= Rojda Nazlıer =

Kurdish politician in Turkey

Rojda Nazlıer is a Kurdish politician of the Peoples' Democratic Party (HDP) from Turkey. She was elected as the mayor of Kocaköy, in March 2019 but was removed from her post in October 2019 on grounds of an investigation in terrorism related charges.

== Early life and education ==
Rojda Nazlıer was born in Lice in the Diyarbakir province, where she attended primary and secondary school. Before becoming mayor, she worked for several Non Governmental Organizations focused on women related issues.

== Political career ==
She was elected the mayor of the Kocaköy in the municipal elections of March 2019. After an investigation on terror-related charges was opened, she was dismissed by the Turkish Ministry of the Interior on 21 October 2020 and a state-appointed trustee assumed the post of an acting mayor.
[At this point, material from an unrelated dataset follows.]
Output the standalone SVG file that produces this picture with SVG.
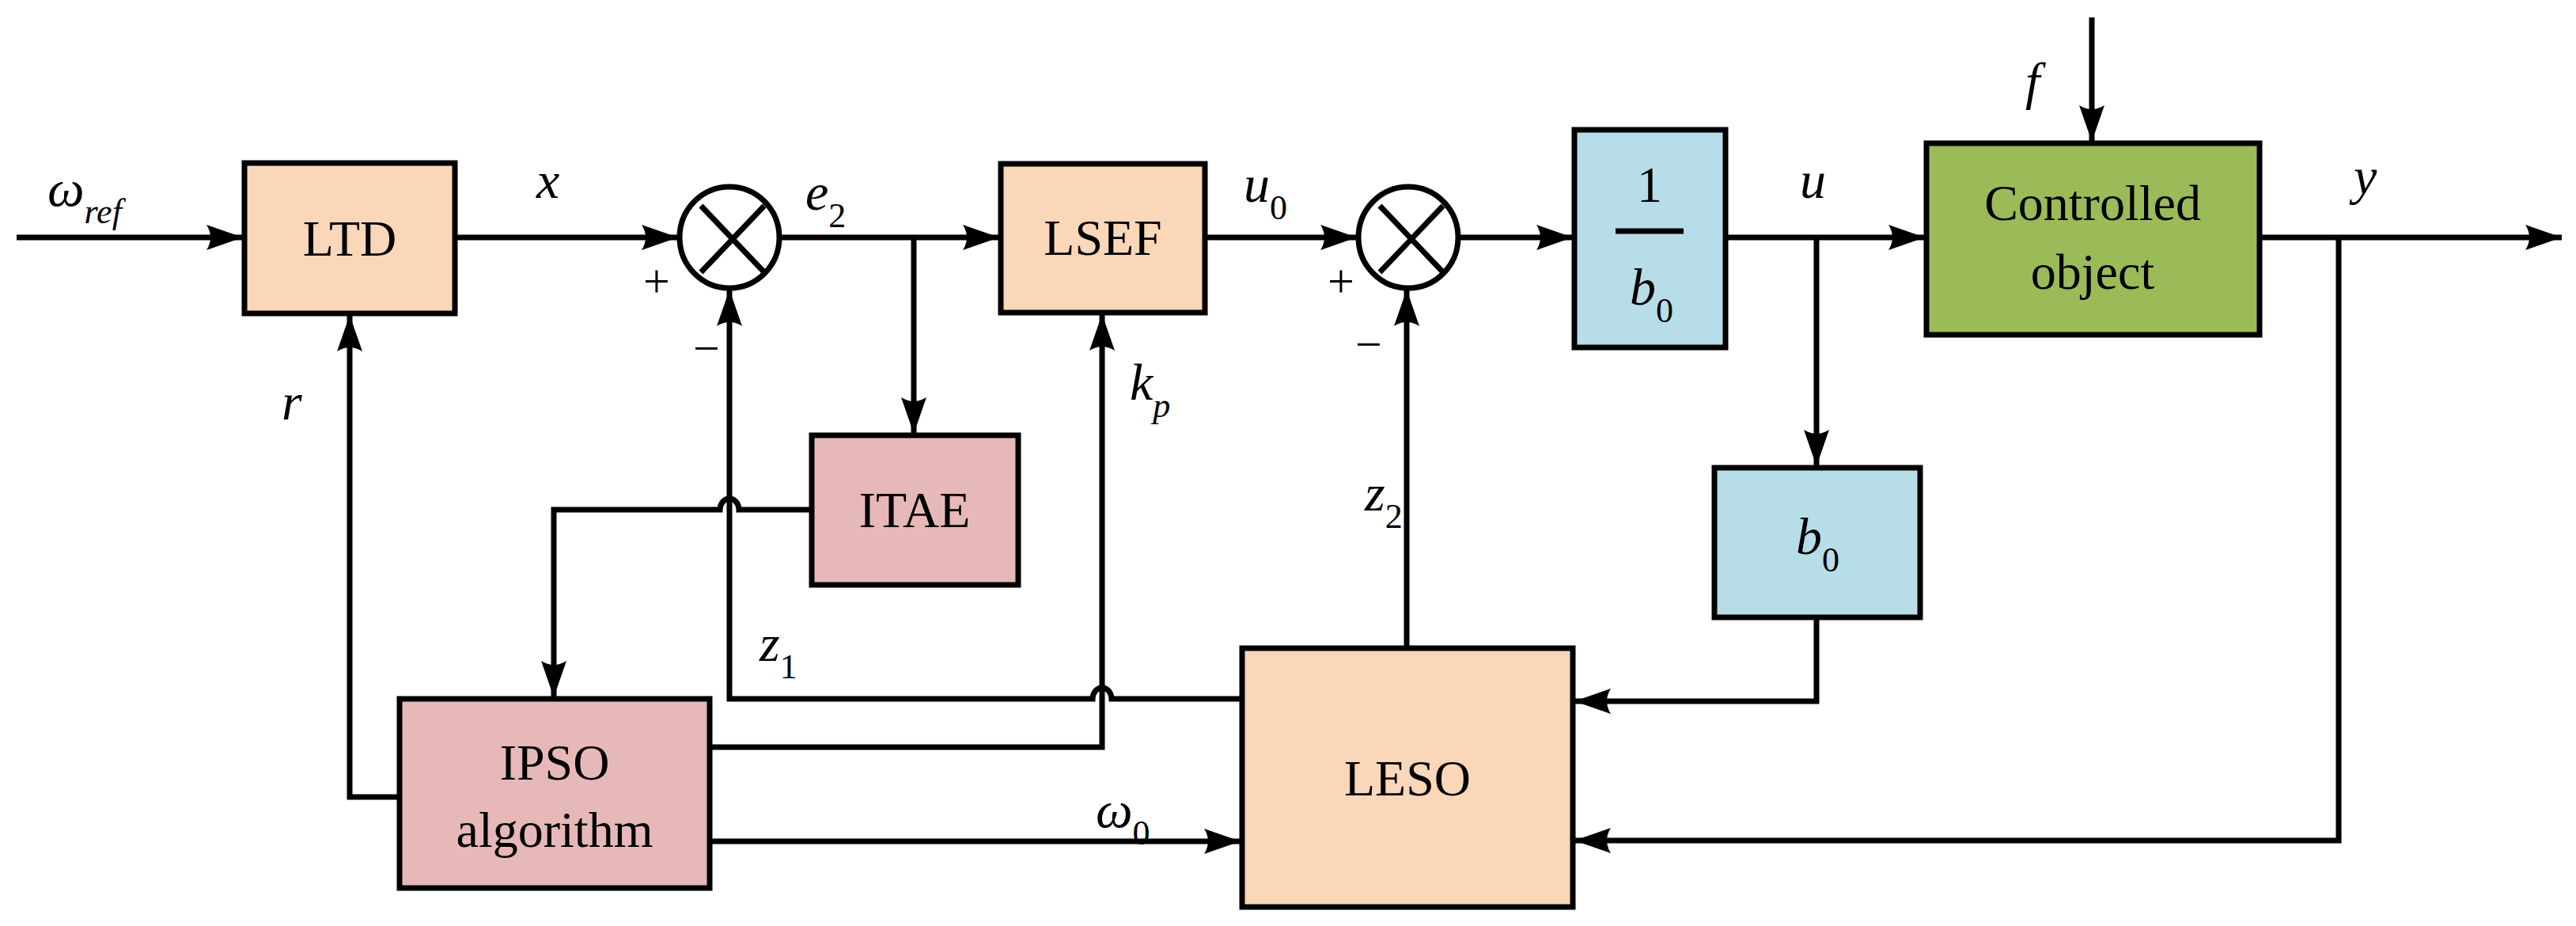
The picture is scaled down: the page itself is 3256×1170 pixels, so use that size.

In her trial, testimonies of secret witnesses who accused her of being a member of the People's Defence Forces (HPG) and allegedly having transformed the buildings in her possession into centers of the HPG were taken into account. Besides, she was accused of having attended the Newroz festivities and having taken part in a memorial service for the hunger striker Zülküf Hezen. In October 2019, she was transferred from a women's prison in Diyarbakir in Turkish Kurdistan, to the women's prison of Kayseri in the centre of Turkey. On 14 December 2020, she was sentenced to nine years in prison for being a member of a terrorist organization. On the 17 March 2021, the State Prosecutor for the Court of Cassation in Turkey Bekir Şahin filed a lawsuit before the Constitutional Court, demanded for Nazlıer a five-year ban for a political participation within the HDP closure case.